Plough & Harrow Inn – Benjamin Weeks

Two fellow Dorset immigrants on The Brothers were Benjamin and Frances Weeks. Benjamin was from Handley and Frances (formerly Jeans) was from Durweston.

Benjamin died in unusual circumstances in 1885 at the age of 73 years. He met his death falling from a window of John Arnold’s Plough and Harrow Inn in Camden. He had been away from Camden for around 20 years and had returned to look up old friends. Benjamin arrived in the late evening seeking accommodation for the night. He was found dead the next day. There were no marks or footsteps around where he lay and he probably dozed off and fell. There were no indications that he had been drinking.

At his Inquest the jury, without retiring, returned a verdict of ‘accidental death’.

Deep Roots

After a long and eventful life and at the ripe old age of 84, the funeral of Samuel Arnold was held a long way from his Child Okeford roots. The family, friends and the tradesmen of Camden gathered on Tuesday 21 January 1896 at Cawdor Cemetery, New South Wales to pay their respects to Samuel Arnold, a resilient Aussie pioneer.
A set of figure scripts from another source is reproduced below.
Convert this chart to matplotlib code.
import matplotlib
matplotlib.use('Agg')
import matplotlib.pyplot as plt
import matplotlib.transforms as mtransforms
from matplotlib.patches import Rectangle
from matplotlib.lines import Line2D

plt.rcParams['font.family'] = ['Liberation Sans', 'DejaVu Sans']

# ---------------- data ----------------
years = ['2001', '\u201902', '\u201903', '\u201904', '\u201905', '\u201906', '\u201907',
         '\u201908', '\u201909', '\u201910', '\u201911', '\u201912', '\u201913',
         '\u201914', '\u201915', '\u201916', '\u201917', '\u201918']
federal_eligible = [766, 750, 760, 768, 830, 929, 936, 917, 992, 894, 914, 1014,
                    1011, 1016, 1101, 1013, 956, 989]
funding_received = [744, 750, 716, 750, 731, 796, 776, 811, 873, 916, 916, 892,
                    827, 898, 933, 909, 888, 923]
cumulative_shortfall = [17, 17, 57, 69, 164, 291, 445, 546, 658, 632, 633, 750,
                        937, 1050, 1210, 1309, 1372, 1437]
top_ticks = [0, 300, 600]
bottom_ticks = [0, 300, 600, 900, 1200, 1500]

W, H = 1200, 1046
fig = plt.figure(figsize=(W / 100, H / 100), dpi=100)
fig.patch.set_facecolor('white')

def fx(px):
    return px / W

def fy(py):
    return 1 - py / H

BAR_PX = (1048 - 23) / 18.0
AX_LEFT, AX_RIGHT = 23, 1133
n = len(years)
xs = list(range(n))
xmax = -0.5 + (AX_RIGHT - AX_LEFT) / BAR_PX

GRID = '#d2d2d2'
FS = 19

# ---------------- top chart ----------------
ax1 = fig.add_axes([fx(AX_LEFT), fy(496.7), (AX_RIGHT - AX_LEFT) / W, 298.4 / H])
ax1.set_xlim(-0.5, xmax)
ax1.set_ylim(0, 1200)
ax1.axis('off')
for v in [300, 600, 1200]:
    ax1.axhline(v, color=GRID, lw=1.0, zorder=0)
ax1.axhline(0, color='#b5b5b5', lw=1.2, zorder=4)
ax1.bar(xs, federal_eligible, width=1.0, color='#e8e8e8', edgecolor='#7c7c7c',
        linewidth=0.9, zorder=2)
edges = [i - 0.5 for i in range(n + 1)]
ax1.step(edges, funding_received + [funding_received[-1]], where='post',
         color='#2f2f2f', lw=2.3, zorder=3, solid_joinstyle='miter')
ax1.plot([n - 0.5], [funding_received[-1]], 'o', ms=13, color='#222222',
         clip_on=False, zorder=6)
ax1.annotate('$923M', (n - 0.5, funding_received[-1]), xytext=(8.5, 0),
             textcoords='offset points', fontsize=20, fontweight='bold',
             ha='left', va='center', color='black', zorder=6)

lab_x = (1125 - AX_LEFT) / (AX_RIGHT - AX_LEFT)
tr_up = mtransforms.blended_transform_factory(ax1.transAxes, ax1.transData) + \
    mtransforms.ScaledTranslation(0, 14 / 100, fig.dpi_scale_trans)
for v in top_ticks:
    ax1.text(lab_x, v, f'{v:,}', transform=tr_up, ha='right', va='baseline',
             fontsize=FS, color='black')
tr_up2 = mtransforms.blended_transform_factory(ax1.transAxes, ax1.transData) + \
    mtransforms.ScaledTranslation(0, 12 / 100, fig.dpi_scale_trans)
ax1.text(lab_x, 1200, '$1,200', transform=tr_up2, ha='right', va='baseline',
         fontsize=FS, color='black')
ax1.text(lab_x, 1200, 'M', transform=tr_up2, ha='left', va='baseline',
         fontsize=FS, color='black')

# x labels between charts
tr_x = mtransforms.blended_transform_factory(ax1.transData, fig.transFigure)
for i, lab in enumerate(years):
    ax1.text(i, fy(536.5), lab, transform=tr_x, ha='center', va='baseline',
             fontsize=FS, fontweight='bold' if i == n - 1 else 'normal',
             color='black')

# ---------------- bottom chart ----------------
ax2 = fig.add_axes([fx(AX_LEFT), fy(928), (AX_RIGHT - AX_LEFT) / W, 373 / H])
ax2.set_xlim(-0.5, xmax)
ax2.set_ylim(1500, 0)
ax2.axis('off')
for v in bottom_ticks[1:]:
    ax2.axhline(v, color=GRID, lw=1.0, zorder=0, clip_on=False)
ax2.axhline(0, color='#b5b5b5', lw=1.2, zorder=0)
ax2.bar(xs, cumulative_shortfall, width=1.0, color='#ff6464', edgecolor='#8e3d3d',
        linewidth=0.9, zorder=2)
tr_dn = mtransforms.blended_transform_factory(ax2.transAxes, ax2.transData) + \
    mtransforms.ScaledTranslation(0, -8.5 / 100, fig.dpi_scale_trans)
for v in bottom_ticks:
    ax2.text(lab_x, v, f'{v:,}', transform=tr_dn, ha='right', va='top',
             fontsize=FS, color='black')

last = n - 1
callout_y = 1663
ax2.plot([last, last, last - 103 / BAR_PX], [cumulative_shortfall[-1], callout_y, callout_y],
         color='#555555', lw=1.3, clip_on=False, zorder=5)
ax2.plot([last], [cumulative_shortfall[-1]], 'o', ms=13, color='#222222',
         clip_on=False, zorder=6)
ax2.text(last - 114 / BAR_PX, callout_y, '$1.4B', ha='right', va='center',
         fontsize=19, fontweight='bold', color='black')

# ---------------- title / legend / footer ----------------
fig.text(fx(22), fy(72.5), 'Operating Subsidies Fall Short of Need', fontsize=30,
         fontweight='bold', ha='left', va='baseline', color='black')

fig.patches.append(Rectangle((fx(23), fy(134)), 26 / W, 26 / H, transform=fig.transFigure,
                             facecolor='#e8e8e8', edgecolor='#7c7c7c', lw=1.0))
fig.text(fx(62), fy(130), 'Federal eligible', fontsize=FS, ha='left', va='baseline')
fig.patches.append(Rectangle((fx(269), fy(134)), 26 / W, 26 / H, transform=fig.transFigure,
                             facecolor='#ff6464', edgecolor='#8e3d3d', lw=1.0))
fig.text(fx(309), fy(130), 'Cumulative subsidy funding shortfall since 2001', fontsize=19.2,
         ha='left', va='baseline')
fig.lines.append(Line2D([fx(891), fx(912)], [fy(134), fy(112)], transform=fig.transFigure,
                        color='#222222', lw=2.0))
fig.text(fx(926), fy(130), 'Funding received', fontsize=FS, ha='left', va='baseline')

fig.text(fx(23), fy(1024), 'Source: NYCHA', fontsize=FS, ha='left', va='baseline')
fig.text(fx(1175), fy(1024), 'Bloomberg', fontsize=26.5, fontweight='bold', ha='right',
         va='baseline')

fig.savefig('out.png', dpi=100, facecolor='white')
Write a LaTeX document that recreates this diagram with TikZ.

The Camden News wrote a glowing eulogy:

(Samuel Arnold) was one of the very earliest settlers in the Camden district, and from the commencement of his career in the New World he possessed and carried out one straight line of conduct and integrity, and was at all times a strict supporter – through doubt and difficulties, in the then trying times – of firmness and right.’ (23 January 1896)

With his seven children, the wheelwright from Child Okeford had put down deep roots in Camden, New South Wales. Indeed, it is known that today there are at least two of his descendants still living in the Camden area.